Upon completion of this lesson, students will:

• have plotted bivariate data onto a scatter plot
• have seen the line of best fit for several different scatter plots
• be able to estimate the lines of best fit for data sets
• be able to estimate the correlation coefficient for data sets

### Student Prerequisites

• Arithmetic: Students must be able to:
• plot points on the Cartesian coordinate system
• Statistics: Students must:
• have a very basic understanding of correlation
• Technological: Students must be able to:
• perform basic mouse manipulations such as point, click and drag
• use a browser for experimenting with the activities

### Teacher Preparation

Students will need:

• Scatter Plot Exploration Questions
• Graph paper and pencil

### Key Terms

 correlation A statistical measure referring to the relationship between two random variables. It is a positive correlation when each variable tends to increase or decrease as the other does, and a negative or inverse correlation if one tends to increase as the other decreases. correlation coefficient A numerical value (between +1 and -1) that identifies the strength of the linear relationship between variables. A value of +1 indicates an exact positive relationship, -1 indicates an exact inverse relationship, and 0 indicates no predictable relationship between the variables. line of best fit A straight line used as a best approximation of a summary of all the points in a scatter-plot. The position and slope of the line are determined by the amount of correlation between the two, paired variables involved in generating the scatter-plot. This line can be used to make predictions about the value of one of the paired variables if only the other value in the pair is known. linear regression An attempt to model the relationship between two variables by fitting a linear equation to observed data. One variable is considered as the independent variable, and the other is considered as the dependent variable. residual The observed value minus the predicted value. It is the difference of the results obtained by observation, and by computation from a formula. scatter plot A graphical representation of the distribution of two random variables as a set of points whose coordinates represent their observed paired values. slope of a linear function The slope of the line y = mx + b is the rate at which y is changing per unit of change in x. The units of measurement of the slope are units of y per unit of x (cf. Linear Functions Discussion).

### Lesson Outline

1. Focus and Review

Review with the class the concept of correlation. Have the students begin to think about the words and ideas of this lesson:

• What are two variables that have no correlation with one another?
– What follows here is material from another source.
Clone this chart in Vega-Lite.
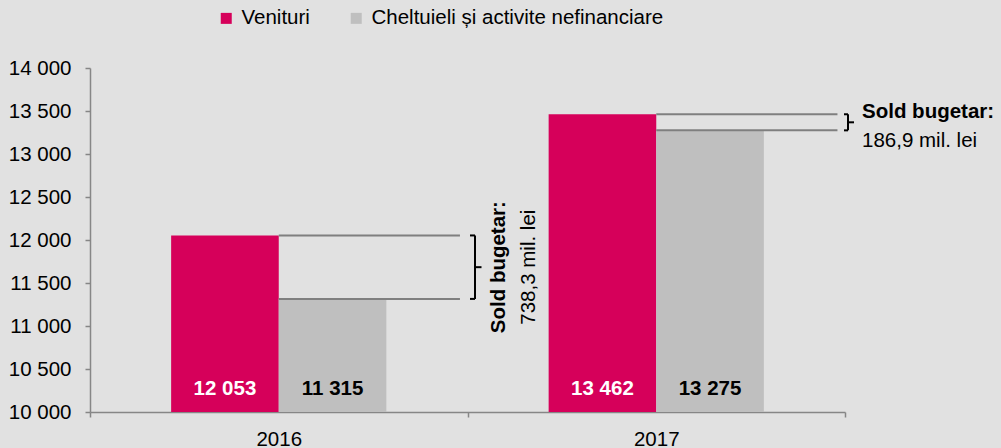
{
  "$schema": "https://vega.github.io/schema/vega-lite/v6.json",
  "width": 755,
  "height": 344,
  "autosize": {"type": "none"},
  "padding": {"left": 90, "top": 68, "right": 156, "bottom": 36},
  "background": "#e1e1e1",
  "config": {
    "view": {"stroke": null},
    "font": "Liberation Sans",
    "locale": {"number": {"decimal": ",", "thousands": " ", "grouping": [3], "currency": ["", " mil. lei"]}},
    "axis": {
      "domainColor": "#868686",
      "domainWidth": 1.5,
      "tickColor": "#868686",
      "tickWidth": 1.5,
      "tickSize": 5,
      "labelFont": "Liberation Sans",
      "labelFontSize": 20.5,
      "labelColor": "#000000",
      "grid": false,
      "title": null
    }
  },
  "datasets": {
    "bars": [
      {"an": "2016", "serie": "Venituri", "valoare": 12053},
      {"an": "2016", "serie": "Cheltuieli și activite nefinanciare", "valoare": 11315},
      {"an": "2017", "serie": "Venituri", "valoare": 13462},
      {"an": "2017", "serie": "Cheltuieli și activite nefinanciare", "valoare": 13275}
    ],
    "sold": [
      {"an": "2016", "sold": 738.3},
      {"an": "2017", "sold": 186.9}
    ]
  },
  "encoding": {
    "x": {
      "field": "an",
      "type": "nominal",
      "scale": {"paddingInner": 0, "paddingOuter": 0},
      "axis": {"labelAngle": 0, "tickBand": "extent", "labelPadding": 12}
    },
    "y": {
      "type": "quantitative",
      "scale": {"domain": [10000, 14000], "zero": false, "nice": false},
      "axis": {"values": [10000, 10500, 11000, 11500, 12000, 12500, 13000, 13500, 14000], "format": ",d", "labelPadding": 14}
    }
  },
  "layer": [
    {
      "data": {"name": "bars"},
      "mark": {"type": "bar"},
      "encoding": {
        "xOffset": {
          "field": "serie",
          "type": "nominal",
          "scale": {"domain": ["Venituri", "Cheltuieli și activite nefinanciare"], "paddingInner": 0, "paddingOuter": 0.754}
        },
        "y": {"field": "valoare", "type": "quantitative"},
        "y2": {"datum": 10000},
        "color": {
          "field": "serie",
          "type": "nominal",
          "scale": {"domain": ["Venituri", "Cheltuieli și activite nefinanciare"], "range": ["#d6005a", "#bfbfbf"]},
          "legend": {
            "orient": "none",
            "legendX": 126,
            "legendY": -60,
            "direction": "horizontal",
            "title": null,
            "symbolType": "square",
            "symbolSize": 121,
            "symbolStrokeWidth": 0,
            "labelFont": "Liberation Sans",
            "labelFontSize": 20.5,
            "labelColor": "#000000",
            "labelOffset": 5,
            "labelLimit": 500,
            "columnPadding": 36,
            "padding": 0
          }
        }
      }
    },
    {
      "data": {"name": "bars"},
      "mark": {"type": "text", "fontSize": 20.5, "fontWeight": "bold", "baseline": "middle", "yOffset": -23.5},
      "encoding": {
        "xOffset": {"field": "serie", "type": "nominal", "scale": {"domain": ["Venituri", "Cheltuieli și activite nefinanciare"], "paddingInner": 0, "paddingOuter": 0.754}},
        "y": {"datum": 10000, "type": "quantitative"},
        "text": {"field": "valoare", "type": "quantitative", "format": ",d"},
        "color": {"condition": {"test": "datum.serie === 'Venituri'", "value": "#ffffff"}, "value": "#000000"}
      }
    },
    {
      "data": {"name": "bars"},
      "mark": {"type": "rule", "color": "#7f7f7f", "strokeWidth": 2},
      "encoding": {
        "x": {"field": "an", "type": "nominal", "bandPosition": 0.5},
        "x2": {"field": "an", "bandPosition": 0.98},
        "y": {"field": "valoare", "type": "quantitative"}
      }
    },
    {
      "data": {"name": "bars"},
      "transform": [{"filter": "datum.an === '2016'"}],
      "layer": [
        {
          "mark": {"type": "rule", "color": "#000000", "strokeWidth": 2, "xOffset": 2.5, "x2Offset": 7.5},
          "encoding": {
            "x": {"field": "an", "type": "nominal", "bandPosition": 1},
            "x2": {"field": "an", "bandPosition": 1},
            "y": {"field": "valoare", "type": "quantitative"}
          }
        },
        {
          "mark": {"type": "rule", "color": "#000000", "strokeWidth": 2, "xOffset": 7.5},
          "encoding": {
            "x": {"field": "an", "type": "nominal", "bandPosition": 1},
            "y": {"aggregate": "min", "field": "valoare", "type": "quantitative"},
            "y2": {"aggregate": "max", "field": "valoare"}
          }
        },
        {
          "mark": {"type": "rule", "color": "#000000", "strokeWidth": 2, "xOffset": 7.5, "x2Offset": 14},
          "encoding": {
            "x": {"field": "an", "type": "nominal", "bandPosition": 1},
            "x2": {"field": "an", "bandPosition": 1},
            "y": {"aggregate": "mean", "field": "valoare", "type": "quantitative"}
          }
        },
        {
          "mark": {"type": "text", "fontSize": 20.5, "fontWeight": "bold", "angle": 270, "align": "center", "baseline": "alphabetic", "xOffset": 37.5, "color": "#000000"},
          "encoding": {
            "x": {"field": "an", "type": "nominal", "bandPosition": 1},
            "y": {"aggregate": "mean", "field": "valoare", "type": "quantitative"},
            "text": {"value": "Sold bugetar:"}
          }
        }
      ]
    },
    {
      "data": {"name": "bars"},
      "transform": [{"filter": "datum.an === '2017'"}],
      "layer": [
        {
          "mark": {"type": "rule", "color": "#000000", "strokeWidth": 2, "xOffset": -1, "x2Offset": 3},
          "encoding": {
            "x": {"field": "an", "type": "nominal", "bandPosition": 1},
            "x2": {"field": "an", "bandPosition": 1},
            "y": {"field": "valoare", "type": "quantitative"}
          }
        },
        {
          "mark": {"type": "rule", "color": "#000000", "strokeWidth": 2, "xOffset": 3},
          "encoding": {
            "x": {"field": "an", "type": "nominal", "bandPosition": 1},
            "y": {"aggregate": "min", "field": "valoare", "type": "quantitative"},
            "y2": {"aggregate": "max", "field": "valoare"}
          }
        },
        {
          "mark": {"type": "rule", "color": "#000000", "strokeWidth": 2, "xOffset": 3, "x2Offset": 9},
          "encoding": {
            "x": {"field": "an", "type": "nominal", "bandPosition": 1},
            "x2": {"field": "an", "bandPosition": 1},
            "y": {"aggregate": "mean", "field": "valoare", "type": "quantitative"}
          }
        },
        {
          "mark": {"type": "text", "fontSize": 20.5, "fontWeight": "bold", "align": "left", "baseline": "alphabetic", "xOffset": 17, "yOffset": -4.5, "color": "#000000"},
          "encoding": {
            "x": {"field": "an", "type": "nominal", "bandPosition": 1},
            "y": {"aggregate": "mean", "field": "valoare", "type": "quantitative"},
            "text": {"value": "Sold bugetar:"}
          }
        }
      ]
    },
    {
      "data": {"name": "bars"},
      "transform": [
        {"aggregate": [{"op": "mean", "field": "valoare", "as": "mijloc"}], "groupby": ["an"]},
        {"lookup": "an", "from": {"data": {"name": "sold"}, "key": "an", "fields": ["sold"]}}
      ],
      "layer": [
        {
          "transform": [{"filter": "datum.an === '2016'"}],
          "mark": {"type": "text", "fontSize": 20.5, "angle": 270, "align": "center", "baseline": "alphabetic", "xOffset": 67.5, "color": "#000000"},
          "encoding": {
            "x": {"field": "an", "type": "nominal", "bandPosition": 1},
            "y": {"field": "mijloc", "type": "quantitative"},
            "text": {"field": "sold", "type": "quantitative", "format": "$.1f"}
          }
        },
        {
          "transform": [{"filter": "datum.an === '2017'"}],
          "mark": {"type": "text", "fontSize": 20.5, "align": "left", "baseline": "alphabetic", "xOffset": 17, "yOffset": 24.5, "color": "#000000"},
          "encoding": {
            "x": {"field": "an", "type": "nominal", "bandPosition": 1},
            "y": {"field": "mijloc", "type": "quantitative"},
            "text": {"field": "sold", "type": "quantitative", "format": "$.1f"}
          }
        }
      ]
    }
  ]
}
Can anyone give me an example of two variables that have some sort of correlation with one another? Is this a positive or a negative correlation?

2. Objectives

Let the students know what it is that they will be doing and learning today. Say something like this:

• Today, class, we are going to learn more about correlation between two variables and be introduced to the line of best fit.

3. Teacher Input

• Lead a discussion on correlation of variables and the purpose of the line of best fit.
• Lead a discussion on the correlation coefficient, r, and how it varies depending on the relationship of the data on the scatter plot.

4. Guided Practice

As a class complete the Scatter Plot Exploration Questions. Have the students draw a scatter plot of the class data on a sheet of graph paper. Ask the class where they predict the line of best fit will lie and what they think the correlation coefficient is. Together, graph this data using the Regression activity, look at the actual results, and compare these findings with your predictions.

5. Independent Practice

Have the students use the Regression activity to estimate the line of best fit for their own data sets and then see where the line of best fit actually lies. Encourage them to experiment with data sets that include outliers. Also, have the students experiment with creating scatter plots that will have a specific correlation coefficient.

6. Closure

You may wish to bring the class back together for a discussion on the findings. Once the students have been allowed to share what they have found, summarize the results of the lesson.

### Alternate Outline

This lesson can be rearranged in several ways.

• omit the discussion of the correlation coefficient
• omit the scatter plot worksheet
• As a class, before splitting them into groups, have the students plot specific points on the Regression activity and have each of them draw the line of best fit that they imagine. Then, have them select the true line of best fit and see who had the closest estimation.